In industrial societies, mechanical solidarity is replaced with organic solidarity, which is social order based around an acceptance of economic and social differences. In capitalist societies, Durkheim wrote, division of labor becomes so specialized that everyone is doing different things. Instead of punishing members of a society for failure to assimilate to common values, organic solidarity allows people with differing values to coexist. Laws exist as formalized morals and are based on restitution and justice rather than revenge.
While the transition from mechanical to organic solidarity is, in the long run, advantageous for a society, Durkheim noted that it can be a time of chaos and “normlessness.” One of the outcomes of the transition is something he called social anomie. Anomie—literally, “without law”—is a situation in which society no longer has the support of a firm collective consciousness, and wherein established norms are weakened.

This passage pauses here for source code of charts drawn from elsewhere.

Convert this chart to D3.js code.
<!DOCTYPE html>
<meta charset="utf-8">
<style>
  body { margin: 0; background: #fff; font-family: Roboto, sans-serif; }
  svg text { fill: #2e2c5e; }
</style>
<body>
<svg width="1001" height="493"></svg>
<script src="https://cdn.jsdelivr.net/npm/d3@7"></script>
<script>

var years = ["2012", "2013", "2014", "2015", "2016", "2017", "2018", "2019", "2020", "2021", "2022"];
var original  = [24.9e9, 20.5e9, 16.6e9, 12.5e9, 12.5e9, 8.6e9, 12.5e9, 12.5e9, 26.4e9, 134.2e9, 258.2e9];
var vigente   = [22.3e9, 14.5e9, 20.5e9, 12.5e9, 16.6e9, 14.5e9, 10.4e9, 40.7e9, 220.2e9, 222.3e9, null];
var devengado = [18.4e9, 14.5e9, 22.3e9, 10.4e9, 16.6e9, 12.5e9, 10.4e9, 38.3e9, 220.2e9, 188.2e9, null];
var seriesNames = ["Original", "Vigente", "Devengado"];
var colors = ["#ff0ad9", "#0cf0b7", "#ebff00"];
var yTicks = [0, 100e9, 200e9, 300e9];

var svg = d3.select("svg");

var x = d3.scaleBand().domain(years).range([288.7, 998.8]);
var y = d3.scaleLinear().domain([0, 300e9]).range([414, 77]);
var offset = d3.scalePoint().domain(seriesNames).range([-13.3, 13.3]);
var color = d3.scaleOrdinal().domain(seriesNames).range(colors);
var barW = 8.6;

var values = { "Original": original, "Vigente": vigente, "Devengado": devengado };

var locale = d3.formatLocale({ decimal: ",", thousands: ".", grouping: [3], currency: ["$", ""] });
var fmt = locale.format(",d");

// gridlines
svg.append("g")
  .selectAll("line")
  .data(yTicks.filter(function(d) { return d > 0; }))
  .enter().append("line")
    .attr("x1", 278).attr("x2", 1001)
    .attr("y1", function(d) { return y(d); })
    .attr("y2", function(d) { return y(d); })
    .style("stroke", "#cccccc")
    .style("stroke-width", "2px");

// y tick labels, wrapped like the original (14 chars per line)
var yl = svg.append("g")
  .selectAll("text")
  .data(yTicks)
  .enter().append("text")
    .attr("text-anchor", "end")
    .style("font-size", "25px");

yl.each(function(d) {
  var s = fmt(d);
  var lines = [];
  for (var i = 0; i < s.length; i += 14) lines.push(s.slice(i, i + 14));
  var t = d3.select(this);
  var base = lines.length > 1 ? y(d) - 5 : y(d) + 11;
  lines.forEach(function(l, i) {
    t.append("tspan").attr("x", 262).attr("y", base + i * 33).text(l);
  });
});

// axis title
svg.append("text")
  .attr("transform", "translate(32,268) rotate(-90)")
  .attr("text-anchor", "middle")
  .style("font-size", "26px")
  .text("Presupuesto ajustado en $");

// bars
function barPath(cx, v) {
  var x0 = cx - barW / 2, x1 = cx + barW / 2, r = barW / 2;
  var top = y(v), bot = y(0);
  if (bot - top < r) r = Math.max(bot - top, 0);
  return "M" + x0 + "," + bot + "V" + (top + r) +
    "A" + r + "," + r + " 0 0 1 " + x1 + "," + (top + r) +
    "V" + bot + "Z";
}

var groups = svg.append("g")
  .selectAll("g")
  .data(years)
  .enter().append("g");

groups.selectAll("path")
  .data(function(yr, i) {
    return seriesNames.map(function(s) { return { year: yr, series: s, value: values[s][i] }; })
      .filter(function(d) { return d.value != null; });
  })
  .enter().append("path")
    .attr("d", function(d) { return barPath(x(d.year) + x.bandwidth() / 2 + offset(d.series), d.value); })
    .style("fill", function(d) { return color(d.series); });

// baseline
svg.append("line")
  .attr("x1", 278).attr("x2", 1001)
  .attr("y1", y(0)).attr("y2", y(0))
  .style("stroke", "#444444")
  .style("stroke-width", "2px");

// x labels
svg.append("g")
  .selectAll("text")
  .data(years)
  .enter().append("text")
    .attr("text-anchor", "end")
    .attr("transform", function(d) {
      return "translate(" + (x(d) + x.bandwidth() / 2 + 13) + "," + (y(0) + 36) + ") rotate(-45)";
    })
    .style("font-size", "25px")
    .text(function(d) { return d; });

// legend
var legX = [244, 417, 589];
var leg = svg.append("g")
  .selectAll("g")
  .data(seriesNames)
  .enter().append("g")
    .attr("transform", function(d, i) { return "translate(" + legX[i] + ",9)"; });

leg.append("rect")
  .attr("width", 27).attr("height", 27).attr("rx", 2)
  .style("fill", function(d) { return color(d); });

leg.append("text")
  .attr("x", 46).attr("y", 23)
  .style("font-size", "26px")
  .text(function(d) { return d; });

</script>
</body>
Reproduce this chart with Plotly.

People, though more necessarily interdependent as they attempt to solve complex problems in these advanced societies, are also more alienated from each other. Anomie is experienced in times of social uncertainty, such as during war or amidst a great upturn or downturn in the economy. As societies reach an advanced stage of organic solidarity, they avoid anomie by reestablishing an adapted set of shared norms. According to Durkheim, once a society achieves organic solidarity, it has finished its development.